The Marshall football players, both those before and after the crash, never come to life as people which the audience learns anything about. The only two on screen enough to be distinguishable are the two former players who were, by chance, not on the plane—Nate Ruffin (Anthony Mackie) and Tom Bogdan (Brian Geraghty)—but their scenes are too infrequent to gain any dramatic mileage. Meanwhile, opening and closing narrator Annie, whose fiancé was killed in the tragedy, spends her scenes toiling away at the diner she works at and not being given any life outside of that. Kate Mara (2005's "Brokeback Mountain") is so good as Annie that it's criminal she is forced into the background and forgotten about until the end.
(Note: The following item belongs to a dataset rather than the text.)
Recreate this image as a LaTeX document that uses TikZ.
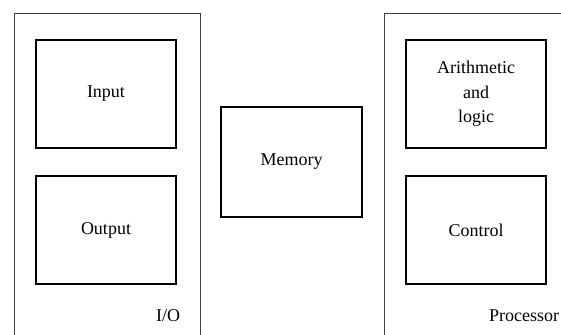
\documentclass[tikz,border=0pt]{standalone}
\usepackage{fontspec}
\setmainfont{Liberation Serif}
\begin{document}
\begin{tikzpicture}[x=1pt,y=-1pt,
  unitbox/.style={draw, line width=2.3pt, minimum width=140pt, minimum height=108pt, inner sep=0pt, font=\fontsize{18}{24.5}\selectfont, align=center},
  groupline/.style={draw, line width=0.9pt, black!75},
  grouplabel/.style={font=\fontsize{18}{20}\selectfont, inner sep=0pt}]
\useasboundingbox (0,0) rectangle (561,334);
% outer groups
\draw[groupline] (14,340) -- (14,13) -- (200,13) -- (200,340);
\draw[groupline] (384,340) -- (384,13) -- (570,13);
% units
\node[unitbox] (input) at (106,94) {Input};
\node[unitbox] (output) at (106,230) {Output};
\node[unitbox, minimum width=141pt, minimum height=110pt] (memory) at (291.5,162) {Memory};
\node[unitbox] (alu) at (476,94) {Arithmetic\\and\\logic};
\node[unitbox] (control) at (476,230) {Control};
% labels
\node[grouplabel] (io) at (168,316) {I/O};
\node[grouplabel] (proc) at (524,316) {Processor};
\end{tikzpicture}
\end{document}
Through the course of the running time, almost none of the protagonists are given their due as well-rounded individuals. Head coach Jack Lengyel is frustratingly malnourished from a writing standpoint; he has a wife (Kimberly Williams-Paisley) and children so haphazardly handled that they make no impression, and, as played by Matthew McConaughey (2006's "Failure to Launch") in an atypically uneven performance, appears as a not-all-there man with some screws loose upstairs rather than the authoritative figure he should be. Coming off an Oscar nomination for 2005's "Good Night, and Good Luck," David Strathairn is wasted as the school's honorable dean Don Dedmon, while Ian McShane (2006's "Scoop") squeezes out a couple affecting moments as the grieving father of one of the team's lost players.

Only Matthew Fox, as assistant coach Red Dawson, is given a character of depth to play, and even then he must contend with the recruiting and training and drinking montages that eat up valuable screen time. Unbelievably, this is Fox's first feature film role since 1993's "My Boyfriend's Back"—his claim to fame has been on television in "Party of Five" and now "Lost"—and his performance is head and shoulders above everyone else's. Red is torn apart on the inside from the guilt he feels for swapping places at the last minute with a colleague who got on the plane, and simultaneously grapples with whether or not he feels it is right to press on with a football team struck with such devastation. Fox impresses whenever he gets a chance to explore these feelings, which isn't often, and a late scene that he plays in an empty locker room is beautifully performed despite being terribly out of place and awkwardly staged.

Not hard-hitting enough to be a human-based drama about overcoming loss and lacking in the football scenes needed to be a satisfactory sports film, "We Are Marshall" relies on cloying, overbearing musical orchestrations to manipulate viewers into feeling a certain way. Director McG is untrusting of his actors and the authentic emotions of the situations, and this is where he falls into a hole he cannot pull himself out of. The theatrical trailer for "We Are Marshall" is inspiring and touching, painting lofty expectations for a movie that has more depth and feeling in this two-and-a-half-minute ad than the film has in all of its two hours-plus. The true story of the fall and subsequent rise of Marshall University's football team is worth being told, but the finished product fails to bring appropriate justice to it.